- Data segment:
=-=-=

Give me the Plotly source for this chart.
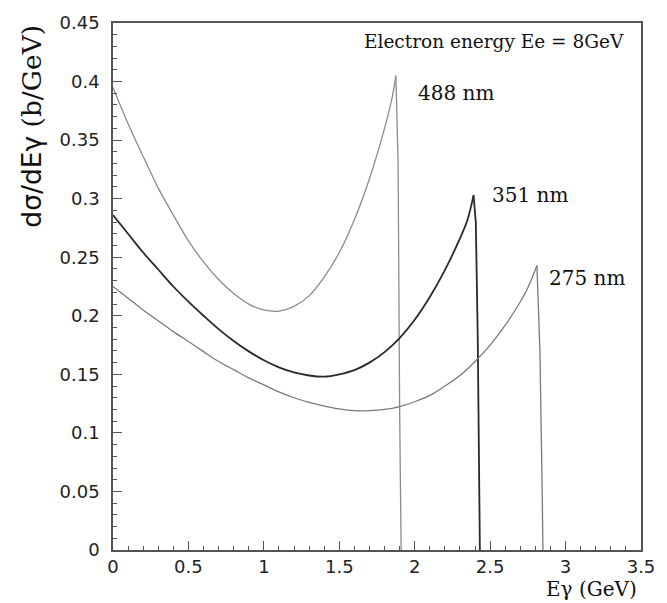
import plotly.graph_objects as go

# ---- data ----
e_488 = [0, 0.1, 0.2, 0.3, 0.4, 0.5, 0.6, 0.7, 0.8, 0.9, 1.0, 1.1, 1.2, 1.3, 1.4, 1.5,
         1.6, 1.7, 1.8, 1.85, 1.875, 1.89, 1.9, 1.91]
s_488 = [0.395, 0.364, 0.336, 0.309, 0.286, 0.264, 0.246, 0.231, 0.219, 0.210, 0.205,
         0.204, 0.208, 0.217, 0.233, 0.254, 0.282, 0.317, 0.360, 0.386, 0.405, 0.33, 0.12, 0.0]

e_351 = [0, 0.1, 0.2, 0.3, 0.4, 0.5, 0.6, 0.7, 0.8, 0.9, 1.0, 1.1, 1.2, 1.3, 1.4, 1.5,
         1.6, 1.7, 1.8, 1.9, 2.0, 2.1, 2.2, 2.3, 2.35, 2.39, 2.405, 2.418, 2.427, 2.432]
s_351 = [0.286, 0.270, 0.254, 0.2395, 0.225, 0.212, 0.200, 0.1886, 0.1785, 0.1696, 0.162,
         0.156, 0.1517, 0.149, 0.148, 0.150, 0.1536, 0.160, 0.169, 0.181, 0.1966, 0.216,
         0.239, 0.266, 0.282, 0.303, 0.28, 0.18, 0.05, 0.0]

e_275 = [0, 0.1, 0.2, 0.3, 0.4, 0.5, 0.6, 0.7, 0.8, 0.9, 1.0, 1.1, 1.2, 1.3, 1.4, 1.5,
         1.6, 1.7, 1.8, 1.9, 2.0, 2.1, 2.2, 2.3, 2.4, 2.5, 2.6, 2.7, 2.75, 2.81, 2.83,
         2.845, 2.85]
s_275 = [0.225, 0.215, 0.205, 0.1957, 0.1865, 0.178, 0.1694, 0.161, 0.154, 0.147, 0.141,
         0.135, 0.130, 0.126, 0.123, 0.1205, 0.119, 0.119, 0.120, 0.1225, 0.1266, 0.132,
         0.140, 0.149, 0.161, 0.175, 0.192, 0.212, 0.224, 0.243, 0.17, 0.05, 0.0]

x_ticks = [0, 0.5, 1, 1.5, 2, 2.5, 3, 3.5]
x_tick_labels = ["0", "0.5", "1", "1.5", "2", "2.5", "3", "3.5"]
y_ticks = [0, 0.05, 0.1, 0.15, 0.2, 0.25, 0.3, 0.35, 0.4, 0.45]
y_tick_labels = ["0", "0.05", "0.1", "0.15", "0.2", "0.25", "0.3", "0.35", "0.4", "0.45"]

labels = ["488 nm", "351 nm", "275 nm"]
label_pos = [(2.01, 0.390), (2.50, 0.303), (2.88, 0.232)]

SERIF = "DejaVu Serif"
SANS = "DejaVu Sans"

series = [(e_488, s_488, "#8c8c8c", 1.3),
          (e_351, s_351, "#2a2a2a", 1.8),
          (e_275, s_275, "#7a7a7a", 1.3)]

fig = go.Figure()
for ex, sy, col, w in series:
    k = sy.index(max(sy))  # peak (Compton edge)
    # smooth spectrum up to the edge
    fig.add_trace(go.Scatter(x=ex[:k + 1], y=sy[:k + 1], mode="lines",
                             line=dict(color=col, width=w, shape="spline", smoothing=1.0),
                             showlegend=False, hoverinfo="skip"))
    # sharp drop after the edge
    fig.add_trace(go.Scatter(x=ex[k:], y=sy[k:], mode="lines",
                             line=dict(color=col, width=w),
                             showlegend=False, hoverinfo="skip"))

for txt, (lx, ly) in zip(labels, label_pos):
    fig.add_annotation(x=lx, y=ly, xref="x", yref="y", text=txt, showarrow=False,
                       xanchor="left", yanchor="middle",
                       font=dict(family=SERIF, size=20, color="#111"))

fig.add_annotation(x=3.40, y=0.434, xref="x", yref="y",
                   text="Electron energy Ee = 8GeV", showarrow=False,
                   xanchor="right", yanchor="middle",
                   font=dict(family=SERIF, size=18.5, color="#111"))

# axis titles
fig.add_annotation(x=0.995, y=-0.0996, xref="paper", yref="paper",
                   text="Eγ (GeV)", showarrow=False, xanchor="right", yanchor="bottom",
                   borderpad=0,
                   font=dict(family=SERIF, size=20, color="#111"))
fig.add_annotation(x=-0.155, y=1.0, xref="paper", yref="paper",
                   text="dσ/dEγ <span style='font-family:DejaVu Serif'>(b/GeV)</span>",
                   showarrow=False, textangle=-90, xanchor="center", yanchor="top",
                   font=dict(family=SANS, size=26.5, color="#111"))

axis_common = dict(showline=True, mirror=True, linecolor="#555", linewidth=1.5,
                   ticks="inside", ticklen=9, tickcolor="#555", tickwidth=1,
                   showgrid=False, zeroline=False,
                   tickfont=dict(family=SANS, size=18, color="#222"))

fig.update_xaxes(range=[0, 3.5], tickmode="array", tickvals=x_ticks, ticktext=x_tick_labels,
                 minor=dict(ticks="inside", ticklen=4, dtick=0.1, tick0=0, tickcolor="#555",
                            showgrid=False),
                 ticklabelstandoff=0,
                 **axis_common)
fig.update_yaxes(range=[0, 0.45], tickmode="array", tickvals=y_ticks, ticktext=y_tick_labels,
                 minor=dict(ticks="inside", ticklen=4, dtick=0.01, tick0=0, tickcolor="#555",
                            showgrid=False),
                 ticklabelstandoff=8,
                 **axis_common)

fig.update_layout(width=667, height=603, margin=dict(l=113, r=20, t=18, b=53),
                  plot_bgcolor="white", paper_bgcolor="white")

fig.write_html("out.html")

=-=-=

- Challenge: Give the data again exactly as written, with all pictures left out.

- Exercise output:
Give me the Plotly source for this chart.
import plotly.graph_objects as go

# ---- data ----
e_488 = [0, 0.1, 0.2, 0.3, 0.4, 0.5, 0.6, 0.7, 0.8, 0.9, 1.0, 1.1, 1.2, 1.3, 1.4, 1.5,
         1.6, 1.7, 1.8, 1.85, 1.875, 1.89, 1.9, 1.91]
s_488 = [0.395, 0.364, 0.336, 0.309, 0.286, 0.264, 0.246, 0.231, 0.219, 0.210, 0.205,
         0.204, 0.208, 0.217, 0.233, 0.254, 0.282, 0.317, 0.360, 0.386, 0.405, 0.33, 0.12, 0.0]

e_351 = [0, 0.1, 0.2, 0.3, 0.4, 0.5, 0.6, 0.7, 0.8, 0.9, 1.0, 1.1, 1.2, 1.3, 1.4, 1.5,
         1.6, 1.7, 1.8, 1.9, 2.0, 2.1, 2.2, 2.3, 2.35, 2.39, 2.405, 2.418, 2.427, 2.432]
s_351 = [0.286, 0.270, 0.254, 0.2395, 0.225, 0.212, 0.200, 0.1886, 0.1785, 0.1696, 0.162,
         0.156, 0.1517, 0.149, 0.148, 0.150, 0.1536, 0.160, 0.169, 0.181, 0.1966, 0.216,
         0.239, 0.266, 0.282, 0.303, 0.28, 0.18, 0.05, 0.0]

e_275 = [0, 0.1, 0.2, 0.3, 0.4, 0.5, 0.6, 0.7, 0.8, 0.9, 1.0, 1.1, 1.2, 1.3, 1.4, 1.5,
         1.6, 1.7, 1.8, 1.9, 2.0, 2.1, 2.2, 2.3, 2.4, 2.5, 2.6, 2.7, 2.75, 2.81, 2.83,
         2.845, 2.85]
s_275 = [0.225, 0.215, 0.205, 0.1957, 0.1865, 0.178, 0.1694, 0.161, 0.154, 0.147, 0.141,
         0.135, 0.130, 0.126, 0.123, 0.1205, 0.119, 0.119, 0.120, 0.1225, 0.1266, 0.132,
         0.140, 0.149, 0.161, 0.175, 0.192, 0.212, 0.224, 0.243, 0.17, 0.05, 0.0]

x_ticks = [0, 0.5, 1, 1.5, 2, 2.5, 3, 3.5]
x_tick_labels = ["0", "0.5", "1", "1.5", "2", "2.5", "3", "3.5"]
y_ticks = [0, 0.05, 0.1, 0.15, 0.2, 0.25, 0.3, 0.35, 0.4, 0.45]
y_tick_labels = ["0", "0.05", "0.1", "0.15", "0.2", "0.25", "0.3", "0.35", "0.4", "0.45"]

labels = ["488 nm", "351 nm", "275 nm"]
label_pos = [(2.01, 0.390), (2.50, 0.303), (2.88, 0.232)]

SERIF = "DejaVu Serif"
SANS = "DejaVu Sans"

series = [(e_488, s_488, "#8c8c8c", 1.3),
          (e_351, s_351, "#2a2a2a", 1.8),
          (e_275, s_275, "#7a7a7a", 1.3)]

fig = go.Figure()
for ex, sy, col, w in series:
    k = sy.index(max(sy))  # peak (Compton edge)
    # smooth spectrum up to the edge
    fig.add_trace(go.Scatter(x=ex[:k + 1], y=sy[:k + 1], mode="lines",
                             line=dict(color=col, width=w, shape="spline", smoothing=1.0),
                             showlegend=False, hoverinfo="skip"))
    # sharp drop after the edge
    fig.add_trace(go.Scatter(x=ex[k:], y=sy[k:], mode="lines",
                             line=dict(color=col, width=w),
                             showlegend=False, hoverinfo="skip"))

for txt, (lx, ly) in zip(labels, label_pos):
    fig.add_annotation(x=lx, y=ly, xref="x", yref="y", text=txt, showarrow=False,
                       xanchor="left", yanchor="middle",
                       font=dict(family=SERIF, size=20, color="#111"))

fig.add_annotation(x=3.40, y=0.434, xref="x", yref="y",
                   text="Electron energy Ee = 8GeV", showarrow=False,
                   xanchor="right", yanchor="middle",
                   font=dict(family=SERIF, size=18.5, color="#111"))

# axis titles
fig.add_annotation(x=0.995, y=-0.0996, xref="paper", yref="paper",
                   text="Eγ (GeV)", showarrow=False, xanchor="right", yanchor="bottom",
                   borderpad=0,
                   font=dict(family=SERIF, size=20, color="#111"))
fig.add_annotation(x=-0.155, y=1.0, xref="paper", yref="paper",
                   text="dσ/dEγ <span style='font-family:DejaVu Serif'>(b/GeV)</span>",
                   showarrow=False, textangle=-90, xanchor="center", yanchor="top",
                   font=dict(family=SANS, size=26.5, color="#111"))

axis_common = dict(showline=True, mirror=True, linecolor="#555", linewidth=1.5,
                   ticks="inside", ticklen=9, tickcolor="#555", tickwidth=1,
                   showgrid=False, zeroline=False,
                   tickfont=dict(family=SANS, size=18, color="#222"))

fig.update_xaxes(range=[0, 3.5], tickmode="array", tickvals=x_ticks, ticktext=x_tick_labels,
                 minor=dict(ticks="inside", ticklen=4, dtick=0.1, tick0=0, tickcolor="#555",
                            showgrid=False),
                 ticklabelstandoff=0,
                 **axis_common)
fig.update_yaxes(range=[0, 0.45], tickmode="array", tickvals=y_ticks, ticktext=y_tick_labels,
                 minor=dict(ticks="inside", ticklen=4, dtick=0.01, tick0=0, tickcolor="#555",
                            showgrid=False),
                 ticklabelstandoff=8,
                 **axis_common)

fig.update_layout(width=667, height=603, margin=dict(l=113, r=20, t=18, b=53),
                  plot_bgcolor="white", paper_bgcolor="white")

fig.write_html("out.html")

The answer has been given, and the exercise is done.